O NHS (Serviço de Saúde britânico) fundado a seguir à 2.ª guerra, serviu de modelo e inspiração ao SNS e tem mais 30 anos de história, um espelho para onde devemos olhar. Reconheceram que excessiva burocratização e dependência dos ciclos políticos induziam reformas contraditórias e reduziam a sua capacidade de adaptação, que parcerias público-privadas na gestão e financiamento e o recurso aos serviços privados foram úteis e permitiram melhorar carências medicamente inaceitáveis. E lá como cá, o mercado de seguros privados cresceu significativamente. Há anos criaram entidade pública autónoma e independente para a gestão do NHS procurando assegurar coerência, eficácia e continuidade.

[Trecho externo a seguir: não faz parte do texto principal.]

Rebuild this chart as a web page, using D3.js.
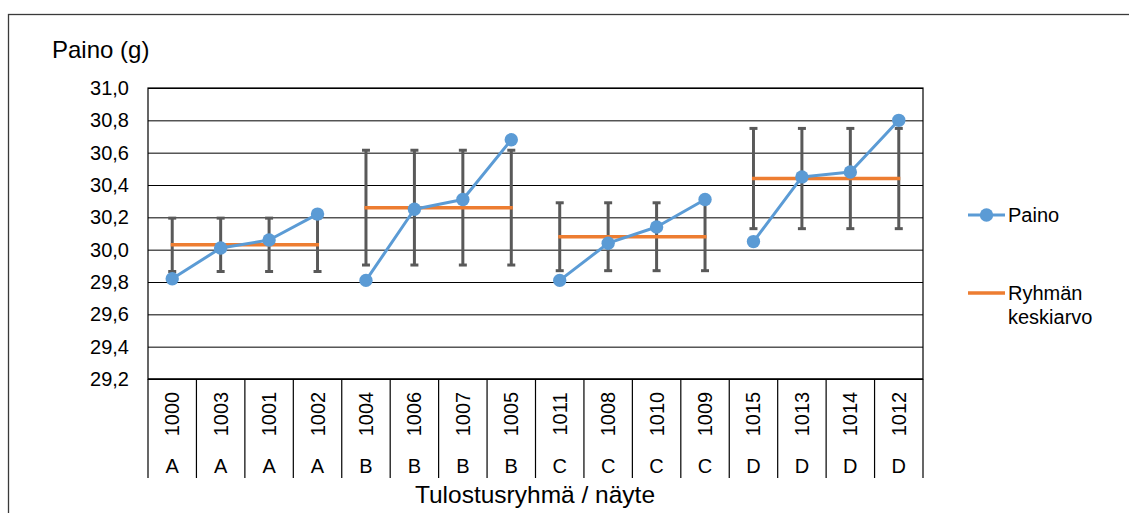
<!DOCTYPE html>
<html><head><meta charset="utf-8">
<script src="https://cdn.jsdelivr.net/npm/d3@7"></script>
<style>
html,body{margin:0;padding:0;background:#fff;}
svg{display:block;font-family:"Liberation Sans",Arial,sans-serif;}
</style></head>
<body><svg id="c" width="1129" height="513"></svg>
<script>
const samples = ["1000","1003","1001","1002","1004","1006","1007","1005","1011","1008","1010","1009","1015","1013","1014","1012"];
const sampleGroups = ["A","A","A","A","B","B","B","B","C","C","C","C","D","D","D","D"];
const paino = [29.82,30.01,30.06,30.22, 29.81,30.25,30.31,30.68, 29.81,30.04,30.14,30.31, 30.05,30.45,30.48,30.80];
const groupNames = ["A","B","C","D"];
const groupMeans = [30.03,30.26,30.08,30.44];
const groupErr = [0.165,0.355,0.21,0.31];
const yTicks = [29.2,29.4,29.6,29.8,30.0,30.2,30.4,30.6,30.8,31.0];

const svg = d3.select("#c");
const L = 148, R = 923, T = 88, B = 379;
const FS = 20;
const x = d3.scaleBand().domain(samples).range([L, R]).padding(0);
const y = d3.scaleLinear().domain([29.2, 31.0]).range([B, T]);
const cx = s => x(s) + x.bandwidth() / 2;

// outer chart border
svg.append("rect").attr("x", 8.5).attr("y", 14.5).attr("width", 1140).attr("height", 520)
  .attr("fill", "none").attr("stroke", "#3a3a3a").attr("stroke-width", 1.3);

// gridlines
const grid = svg.append("g").attr("transform", `translate(${L},0)`)
  .call(d3.axisLeft(y).tickValues(yTicks).tickSize(-(R - L)).tickFormat(""));
grid.select(".domain").remove();
grid.selectAll("line").attr("stroke", "#000").attr("stroke-width", 1);

// plot border
svg.append("rect").attr("x", L).attr("y", T).attr("width", R - L).attr("height", B - T)
  .attr("fill", "none").attr("stroke", "#000").attr("stroke-width", 1.2);

// y axis labels
const ya = svg.append("g").attr("transform", `translate(${L},0)`)
  .call(d3.axisLeft(y).tickValues(yTicks).tickSize(0).tickPadding(19)
    .tickFormat(d => d.toFixed(1).replace(".", ",")));
ya.select(".domain").remove();
ya.selectAll("text").attr("font-size", FS).attr("fill", "#000")
  .attr("font-family", "Liberation Sans, Arial, sans-serif");

// x axis: bottom line and separators
svg.append("line").attr("x1", L).attr("x2", R).attr("y1", B).attr("y2", B).attr("stroke", "#000").attr("stroke-width", 1.2);
const seps = samples.map(s => x(s)).concat([R]);
svg.append("g").selectAll("line").data(seps).join("line")
  .attr("x1", d => d).attr("x2", d => d).attr("y1", B).attr("y2", 478)
  .attr("stroke", "#000").attr("stroke-width", 1.2);

// sample labels rotated
svg.append("g").selectAll("text").data(samples).join("text")
  .attr("transform", d => `translate(${cx(d) + 7},414) rotate(-90)`)
  .attr("text-anchor", "middle").attr("font-size", FS).text(d => d);

// group labels
svg.append("g").selectAll("text").data(samples).join("text")
  .attr("x", d => cx(d)).attr("y", 473).attr("text-anchor", "middle")
  .attr("font-size", FS).text((d, i) => sampleGroups[i]);

// axis titles
svg.append("text").attr("x", 52).attr("y", 58).attr("font-size", 24).text("Paino (g)");
svg.append("text").attr("x", 535).attr("y", 503).attr("text-anchor", "middle").attr("font-size", 24.5).text("Tulostusryhmä / näyte");

// error bars
const ebData = samples.map((s, i) => {
  const gi = groupNames.indexOf(sampleGroups[i]);
  return {s, lo: groupMeans[gi] - groupErr[gi], hi: groupMeans[gi] + groupErr[gi]};
});
const eb = svg.append("g").attr("stroke", "#595959").attr("stroke-width", 3);
eb.selectAll("line.v").data(ebData).join("line").attr("class", "v")
  .attr("x1", d => cx(d.s)).attr("x2", d => cx(d.s)).attr("y1", d => y(d.hi)).attr("y2", d => y(d.lo));
eb.selectAll("line.t").data(ebData).join("line").attr("class", "t")
  .attr("x1", d => cx(d.s) - 4).attr("x2", d => cx(d.s) + 4).attr("y1", d => y(d.hi)).attr("y2", d => y(d.hi));
eb.selectAll("line.b").data(ebData).join("line").attr("class", "b")
  .attr("x1", d => cx(d.s) - 4).attr("x2", d => cx(d.s) + 4).attr("y1", d => y(d.lo)).attr("y2", d => y(d.lo));

// group mean lines
const meanData = groupNames.map((g, gi) => {
  const ss = samples.filter((s, i) => sampleGroups[i] === g);
  return {x1: cx(ss[0]), x2: cx(ss[ss.length - 1]), v: groupMeans[gi]};
});
svg.append("g").selectAll("line").data(meanData).join("line")
  .attr("x1", d => d.x1 - 1.5).attr("x2", d => d.x2 + 1.5).attr("y1", d => y(d.v)).attr("y2", d => y(d.v))
  .attr("stroke", "#ED7D31").attr("stroke-width", 3.5);

// paino line per group
const line = d3.line().x(d => cx(d.s)).y(d => y(d.v));
groupNames.forEach(g => {
  const pts = samples.map((s, i) => ({s, v: paino[i], g: sampleGroups[i]})).filter(d => d.g === g);
  svg.append("path").datum(pts).attr("d", line).attr("fill", "none")
    .attr("stroke", "#5B9BD5").attr("stroke-width", 3).attr("stroke-linejoin", "round");
});
svg.append("g").selectAll("circle").data(samples).join("circle")
  .attr("cx", d => cx(d)).attr("cy", (d, i) => y(paino[i])).attr("r", 6.7).attr("fill", "#5B9BD5");

// legend
const lg = svg.append("g");
lg.append("line").attr("x1", 968).attr("x2", 1005).attr("y1", 215).attr("y2", 215).attr("stroke", "#5B9BD5").attr("stroke-width", 3);
lg.append("circle").attr("cx", 986.5).attr("cy", 215).attr("r", 6.7).attr("fill", "#5B9BD5");
lg.append("text").attr("x", 1008).attr("y", 222).attr("font-size", FS).text("Paino");
lg.append("line").attr("x1", 968).attr("x2", 1005).attr("y1", 293).attr("y2", 293).attr("stroke", "#ED7D31").attr("stroke-width", 3.5);
lg.append("text").attr("x", 1008).attr("y", 300).attr("font-size", FS).text("Ryhmän");
lg.append("text").attr("x", 1008).attr("y", 324).attr("font-size", FS).text("keskiarvo");
</script></body></html>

Ilusão tecnocrática? A dimensão política foi salvaguardada pela nomeação do seu chairman pelo governo por proposta do responsável pela Saúde, pela aprovação, no Parlamento, do programa de acção pluri-anual, para além do ciclo político vigente e pela representatividade na estrutura organizativa.

Serão estes os objectivos do novo estatuto do SNS? Não me pareceu. Para além do juridiquês difícil para leigo, a sua direcção executiva sem autonomia e dependente do responsável pela Saúde sugere mais burocracia. Pareceu-me constituir escudo defensivo para o (a) governante, bem longe da filosofia de Entidade Pública autónoma, como se sugeriu no livro já mencionado, com capacidade para gestão profissional e independente dos ciclos políticos, como o Presidente da República mencionou recentemente. Seria excelente oportunidade para reforçar consenso multipartidário necessário na Saúde.

Mudar de política e de intérprete, que personifique um novo espírito e uma visão mais abrangente não prisioneira de arquétipos passados é necessário, bem como respeito pela verdade, coragem e determinação na acção. E com obra feita, se possível! Esse é o desafio irrecusável.